Vanishing cities

Looking around your city, it may be hard to imagine that there might be a time when it no longer exists. But that’s exactly what happened to these communities. Read on to learn all about the fires, floods, disasters and unsolved mysteries that led to these cities no longer existing.

East Berlin, Germany

The Soviet sector of Berlin was established in 1945 and existed until 1990. The Wall that divided it from West Berlin became a symbol of the evils of communism to the rest of the world until it finally fell in 1989. Today, a united Berlin is the largest city and capital of Germany. Berlin has also earned the distinction of being deemed one of the most honest cities in the world.

Hashima Island, Japan

Hashima Island was formerly one of the most populated cities in the world. The 6 hectare island provided jobs to more than 5000 people, many of whom made their living at the island’s underwater coal mines. When the mines were closed, Hashima Island was abandoned. Today it is nothing but dilapidated high rises and forgotten buildings as evidenced in these pictures of Hashima Island.

Consonno, Italy

Consonno was a tiny town with a population of less than 300 and roots dating back to the middle ages. The residents made their living harvesting crops like chestnuts and celery. Then Mario Bagno came along and decided to turn the area into the Las Vegas of Italy and planned on calling it the City of Toys. He demolished nearly every building and set to work on building his masterpiece. Then disaster struck: in 1976 a landslide buried the access road and the project was never finished. Today, Consonno has been abandoned.

Little America, Antarctica

Little America was the name of not one, but five different postal outposts in Antarctica. The first was established in 1933 and the last, in 1958. Where did they go? The answer is as unique as Antarctica itself. One by one, they floated out to sea. If the glaciers continue to melt, that could spell disaster for Antarctica.

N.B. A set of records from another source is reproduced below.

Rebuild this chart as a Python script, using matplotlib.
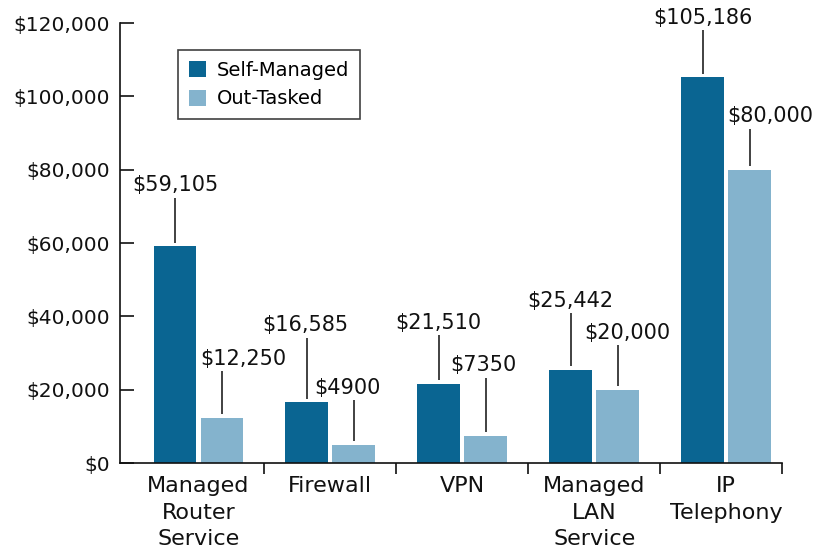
import matplotlib
matplotlib.use("Agg")
import matplotlib.pyplot as plt
import numpy as np

categories = ["Managed\nRouter\nService", "Firewall", "VPN", "Managed\nLAN\nService", "IP\nTelephony"]
self_managed = [59105, 16585, 21510, 25442, 105186]
out_tasked = [12250, 4900, 7350, 20000, 80000]
series_names = ["Self-Managed", "Out-Tasked"]
yticks = [0, 20000, 40000, 60000, 80000, 100000, 120000]

# label layout (text centre heights in data units and horizontal shifts)
sm_label_y = [75800, 37600, 38200, 44200, 121400]
ot_label_y = [28400, 20500, 26700, 35500, 94600]
sm_label_dx = [0.0, -0.015, 0.0, -0.005, 0.0]
ot_label_dx = [0.16, -0.045, -0.02, 0.07, 0.16]

dark = "#0a6592"
light = "#84b3cd"

plt.rcParams['font.family'] = ['DejaVu Sans']
fig = plt.figure(figsize=(8.19, 5.59), dpi=100)
ax = fig.add_axes([120/819, 96/559, 662/819, 440/559])

x = np.arange(len(categories))
off = 0.178
w = 0.325
ax.bar(x - off, self_managed, w, color=dark, label=series_names[0])
ax.bar(x + off, out_tasked, w, color=light, label=series_names[1])

ax.set_xlim(-0.595, 4.424)
ax.set_ylim(0, 120000)

def fmt(v):
    s = f"${v:,}"
    if v < 10000:
        s = f"${v}"
    return s

lc = "#333333"
for i in range(len(categories)):
    for vals, ly, dx, sgn in ((self_managed, sm_label_y, sm_label_dx, -1),
                              (out_tasked, ot_label_y, ot_label_dx, 1)):
        v = vals[i]
        bx = x[i] + sgn * off
        ax.text(bx + dx[i], ly[i], fmt(v), ha="center", va="center",
                fontsize=15, color="#111111", clip_on=False)
        ax.plot([bx, bx], [v + 1000, ly[i] - 3400], color=lc, lw=1.3,
                clip_on=False, solid_capstyle="butt")

for s in ["top", "right"]:
    ax.spines[s].set_visible(False)
for s in ["left", "bottom"]:
    ax.spines[s].set_linewidth(1.2)
    ax.spines[s].set_color("#111111")

ax.set_yticks(yticks)
ax.set_yticklabels([f"${t:,}" for t in yticks])
ax.tick_params(axis="y", direction="in", length=10, width=1.2, pad=7,
               labelsize=14.5, colors="#111111")

ax.set_xticks(x)
ax.set_xticklabels(categories, fontsize=16, linespacing=1.4, color="#111111")
ax.tick_params(axis="x", which="major", length=0, pad=9.5)
ax.set_xticks([0.5, 1.5, 2.5, 3.5, 4.424], minor=True)
ax.tick_params(axis="x", which="minor", direction="out", length=8, width=1.2,
               colors="#111111")

leg = ax.legend(loc="upper left", bbox_to_anchor=((178-120)/662, (463-50)/440),
                borderaxespad=0, fontsize=14, frameon=True, fancybox=False,
                handlelength=0.9, handleheight=0.9, handletextpad=0.55,
                labelspacing=0.5, borderpad=0.55)
leg.get_frame().set_edgecolor("#111111")
leg.get_frame().set_linewidth(1.2)

fig.savefig("out.png", dpi=100, facecolor="white")
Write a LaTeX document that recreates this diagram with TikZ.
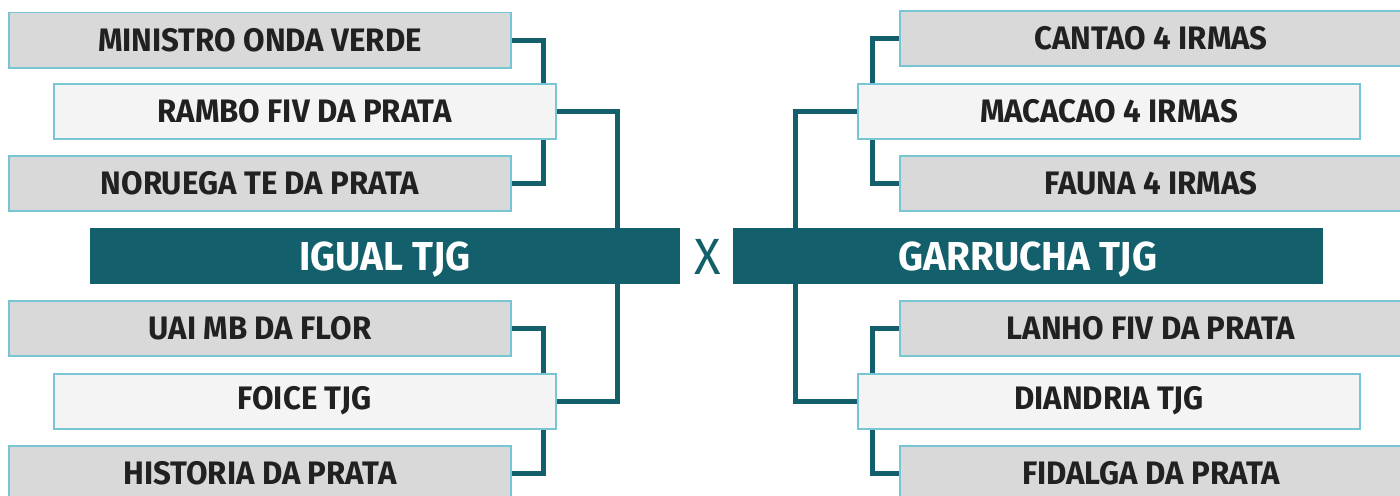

Eastern Settlement, Greenland

Eastern Settlement in Greenland isn’t just an abandoned city, it’s also a mystery. Once the most populated area in Greenland, the area was abandoned and no one knows why. The last known writings from the area pertained to a wedding in 1408 and offered no clues.

Pompeii, Italy

Pompeii was once a resort town in Italy where wealthy Romans spent their vacations. In 79 CE, Mount Vesuvius erupted and buried the city under ash. It was all but forgotten until 1800 years later when archaeologists found the city that remained intact beneath the rubble.

Machu Picchu, Peru

Today Machu Picchu is on the bucket list of dream trips for many travellers, but there was a time it was an Incan city spanning over eight kilometres. Historians believe it was a religious or royal site but the city’s origins are largely mysterious. Machu Picchu was abandoned in the early 1500s around the time of the Spanish Conquistadors. Since archaeologists haven’t discovered evidence the area was attacked, many speculate the population could have been wiped out by a smallpox epidemic.

Troy, Turkey

Troy was rendered immortal in Homer’s epic poem, The Iliad. For many years, the Troy of Ancient Greece was merely the stuff of legend but in the 1800s its location was discovered in what is now Turkey. The site contains layers of ruins archaeologists are still studying.

Bannack, Montana

Gold was discovered at the site that became Bannack in 1862 and the city that sprung up around the ensuing boom briefly served as the capital of the Montana territory. Like many cities built during the gold rush, Bannack is now a ghost town. The location and old buildings have been preserved as a state park for visitors who want to experience a little bit of history.

Kolmanskop, Namibia

Komanskop was once an affluent mining village that owed its riches to the world’s never-ending need for diamond engagement rings. After World War II, the diamonds became increasingly scarce and by the 1950s the mine was depleted. With no way to earn a living, the residents eventually moved away and the abandoned city is now a tourist attraction.

Hallsands, United Kingdom

The people in the small town of Hallsands were minding their business one evening in 1917 when the entire village – save for one house – collapsed and fell into the sea. The residents were left homeless and rebuilt elsewhere. Today the remains of the village of Hallsands are under the sea.

Centralia, Pennsylvania

Centralia was a tiny town whose residents relied on coal mining to make their living. Then in 1962, a fire made its way into a coal seam – and has continued to burn for 50 years. In 1981 a young boy was almost killed falling through a sinkhole caused by the fire, prompting congress to buy out the remaining residents to give them the means to relocate.

There were a few holdouts, leading the state of Pennsylvania to condemn all the remaining buildings and strip Centralia of its postcode in 1992 to encourage the remaining residents to move. Despite this, a church still stands in Centralia and is open to all who seek a place to worship.

San Juan Parangaricutiro, Mexico

San Juan Parangaricutiro was a thriving community until the Paricutin volcano erupted in 1943, covering the city in lava and ash. The volcano continued to erupt for eight years, completely decimating all except the tower and altar of the city’s church. Today, the half-buried church is a major tourist attraction.